§ **Instructions to follow**
Each line from the start of the data below through the one containing "level_gap = [0.350, 0.343]" must be reproduced exactly.

§ **Data segment**
|---|

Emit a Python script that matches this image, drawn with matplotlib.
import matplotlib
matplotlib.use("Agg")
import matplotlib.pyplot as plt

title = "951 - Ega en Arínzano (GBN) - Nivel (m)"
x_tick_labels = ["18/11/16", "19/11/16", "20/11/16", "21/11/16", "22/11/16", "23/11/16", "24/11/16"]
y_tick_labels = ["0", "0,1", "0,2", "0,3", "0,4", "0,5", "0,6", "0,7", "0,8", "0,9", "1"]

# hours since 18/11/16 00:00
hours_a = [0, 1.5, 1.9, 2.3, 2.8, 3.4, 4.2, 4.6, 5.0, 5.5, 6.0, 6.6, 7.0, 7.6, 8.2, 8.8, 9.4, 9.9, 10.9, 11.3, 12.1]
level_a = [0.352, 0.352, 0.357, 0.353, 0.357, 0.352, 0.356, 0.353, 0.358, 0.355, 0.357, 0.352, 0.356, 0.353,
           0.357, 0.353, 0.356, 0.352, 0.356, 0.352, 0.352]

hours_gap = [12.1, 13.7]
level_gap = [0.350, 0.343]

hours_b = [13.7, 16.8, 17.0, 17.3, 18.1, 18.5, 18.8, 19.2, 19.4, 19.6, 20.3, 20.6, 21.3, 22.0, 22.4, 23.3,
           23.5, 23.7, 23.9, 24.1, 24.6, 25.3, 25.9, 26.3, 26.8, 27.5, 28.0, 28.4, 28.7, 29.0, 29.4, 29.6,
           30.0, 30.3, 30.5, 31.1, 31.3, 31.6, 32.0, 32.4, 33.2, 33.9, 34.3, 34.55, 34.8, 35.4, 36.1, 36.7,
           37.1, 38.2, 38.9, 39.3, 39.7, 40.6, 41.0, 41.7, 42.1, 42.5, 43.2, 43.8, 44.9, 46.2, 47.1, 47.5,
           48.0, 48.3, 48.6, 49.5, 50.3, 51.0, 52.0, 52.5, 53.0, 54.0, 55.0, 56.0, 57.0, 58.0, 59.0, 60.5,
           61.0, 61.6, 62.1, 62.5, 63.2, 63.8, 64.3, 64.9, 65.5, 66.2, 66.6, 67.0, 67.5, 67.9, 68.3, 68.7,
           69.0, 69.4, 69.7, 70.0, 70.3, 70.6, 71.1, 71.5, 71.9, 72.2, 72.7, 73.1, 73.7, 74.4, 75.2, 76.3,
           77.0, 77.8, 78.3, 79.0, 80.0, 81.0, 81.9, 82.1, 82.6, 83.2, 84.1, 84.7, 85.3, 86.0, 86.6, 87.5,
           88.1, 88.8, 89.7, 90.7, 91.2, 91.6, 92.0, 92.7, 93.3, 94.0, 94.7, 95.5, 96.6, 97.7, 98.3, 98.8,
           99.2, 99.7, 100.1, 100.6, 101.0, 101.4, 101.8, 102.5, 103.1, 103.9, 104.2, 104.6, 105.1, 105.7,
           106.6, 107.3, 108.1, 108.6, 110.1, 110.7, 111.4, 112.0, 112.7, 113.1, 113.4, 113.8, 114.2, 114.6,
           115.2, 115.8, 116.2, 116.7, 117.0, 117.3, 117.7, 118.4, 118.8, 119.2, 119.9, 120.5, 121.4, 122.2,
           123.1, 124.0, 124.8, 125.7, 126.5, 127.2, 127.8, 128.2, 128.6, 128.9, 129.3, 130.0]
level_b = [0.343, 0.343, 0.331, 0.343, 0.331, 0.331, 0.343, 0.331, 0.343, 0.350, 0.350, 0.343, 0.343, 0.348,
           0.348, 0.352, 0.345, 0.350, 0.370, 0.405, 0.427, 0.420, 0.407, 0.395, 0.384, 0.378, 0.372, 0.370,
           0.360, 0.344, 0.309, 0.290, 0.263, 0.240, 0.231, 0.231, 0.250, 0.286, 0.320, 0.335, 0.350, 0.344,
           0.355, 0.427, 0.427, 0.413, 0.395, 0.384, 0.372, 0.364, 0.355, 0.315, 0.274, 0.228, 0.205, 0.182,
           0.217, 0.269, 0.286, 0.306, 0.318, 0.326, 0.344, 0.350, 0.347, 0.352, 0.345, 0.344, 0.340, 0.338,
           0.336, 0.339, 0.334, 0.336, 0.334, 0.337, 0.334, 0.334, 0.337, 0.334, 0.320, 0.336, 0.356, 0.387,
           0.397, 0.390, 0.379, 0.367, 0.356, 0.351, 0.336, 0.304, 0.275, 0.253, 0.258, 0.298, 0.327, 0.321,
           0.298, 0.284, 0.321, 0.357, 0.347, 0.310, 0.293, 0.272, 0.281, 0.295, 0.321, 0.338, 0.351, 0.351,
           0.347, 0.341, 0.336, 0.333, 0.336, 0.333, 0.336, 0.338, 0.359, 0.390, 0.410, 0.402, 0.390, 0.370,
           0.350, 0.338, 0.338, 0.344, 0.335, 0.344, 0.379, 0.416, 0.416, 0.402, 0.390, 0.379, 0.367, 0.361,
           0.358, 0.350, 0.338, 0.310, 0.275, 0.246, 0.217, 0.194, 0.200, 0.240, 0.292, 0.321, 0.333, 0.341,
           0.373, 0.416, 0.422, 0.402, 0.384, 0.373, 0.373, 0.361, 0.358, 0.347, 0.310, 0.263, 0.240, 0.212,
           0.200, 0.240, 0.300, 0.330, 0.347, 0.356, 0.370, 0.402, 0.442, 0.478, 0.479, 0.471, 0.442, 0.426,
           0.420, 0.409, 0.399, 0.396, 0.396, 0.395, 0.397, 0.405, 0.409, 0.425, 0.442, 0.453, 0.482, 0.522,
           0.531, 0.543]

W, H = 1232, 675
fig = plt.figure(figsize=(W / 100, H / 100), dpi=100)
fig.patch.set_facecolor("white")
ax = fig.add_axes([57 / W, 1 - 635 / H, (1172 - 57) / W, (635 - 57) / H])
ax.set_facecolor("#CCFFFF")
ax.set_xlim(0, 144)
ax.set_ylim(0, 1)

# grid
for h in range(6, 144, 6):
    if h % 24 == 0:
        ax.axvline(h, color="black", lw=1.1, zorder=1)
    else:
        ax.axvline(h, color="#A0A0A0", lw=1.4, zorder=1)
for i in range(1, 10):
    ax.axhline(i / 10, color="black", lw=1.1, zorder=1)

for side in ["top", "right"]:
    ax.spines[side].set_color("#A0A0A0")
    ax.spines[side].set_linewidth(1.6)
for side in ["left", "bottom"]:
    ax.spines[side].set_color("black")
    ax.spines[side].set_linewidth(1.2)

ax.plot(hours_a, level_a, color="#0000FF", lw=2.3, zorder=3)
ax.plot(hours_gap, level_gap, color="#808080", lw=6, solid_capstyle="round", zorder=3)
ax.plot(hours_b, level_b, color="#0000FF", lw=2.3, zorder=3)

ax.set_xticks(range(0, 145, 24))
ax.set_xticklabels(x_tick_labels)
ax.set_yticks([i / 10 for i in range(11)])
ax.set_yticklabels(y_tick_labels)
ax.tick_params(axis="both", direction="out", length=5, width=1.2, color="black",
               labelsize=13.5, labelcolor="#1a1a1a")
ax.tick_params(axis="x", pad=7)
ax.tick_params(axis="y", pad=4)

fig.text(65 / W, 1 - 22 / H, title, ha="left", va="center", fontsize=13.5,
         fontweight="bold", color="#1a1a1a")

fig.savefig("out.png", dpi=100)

|---|

§ **Solution for this problem**
Emit a Python script that matches this image, drawn with matplotlib.
import matplotlib
matplotlib.use("Agg")
import matplotlib.pyplot as plt

title = "951 - Ega en Arínzano (GBN) - Nivel (m)"
x_tick_labels = ["18/11/16", "19/11/16", "20/11/16", "21/11/16", "22/11/16", "23/11/16", "24/11/16"]
y_tick_labels = ["0", "0,1", "0,2", "0,3", "0,4", "0,5", "0,6", "0,7", "0,8", "0,9", "1"]

# hours since 18/11/16 00:00
hours_a = [0, 1.5, 1.9, 2.3, 2.8, 3.4, 4.2, 4.6, 5.0, 5.5, 6.0, 6.6, 7.0, 7.6, 8.2, 8.8, 9.4, 9.9, 10.9, 11.3, 12.1]
level_a = [0.352, 0.352, 0.357, 0.353, 0.357, 0.352, 0.356, 0.353, 0.358, 0.355, 0.357, 0.352, 0.356, 0.353,
           0.357, 0.353, 0.356, 0.352, 0.356, 0.352, 0.352]

hours_gap = [12.1, 13.7]
level_gap = [0.350, 0.343]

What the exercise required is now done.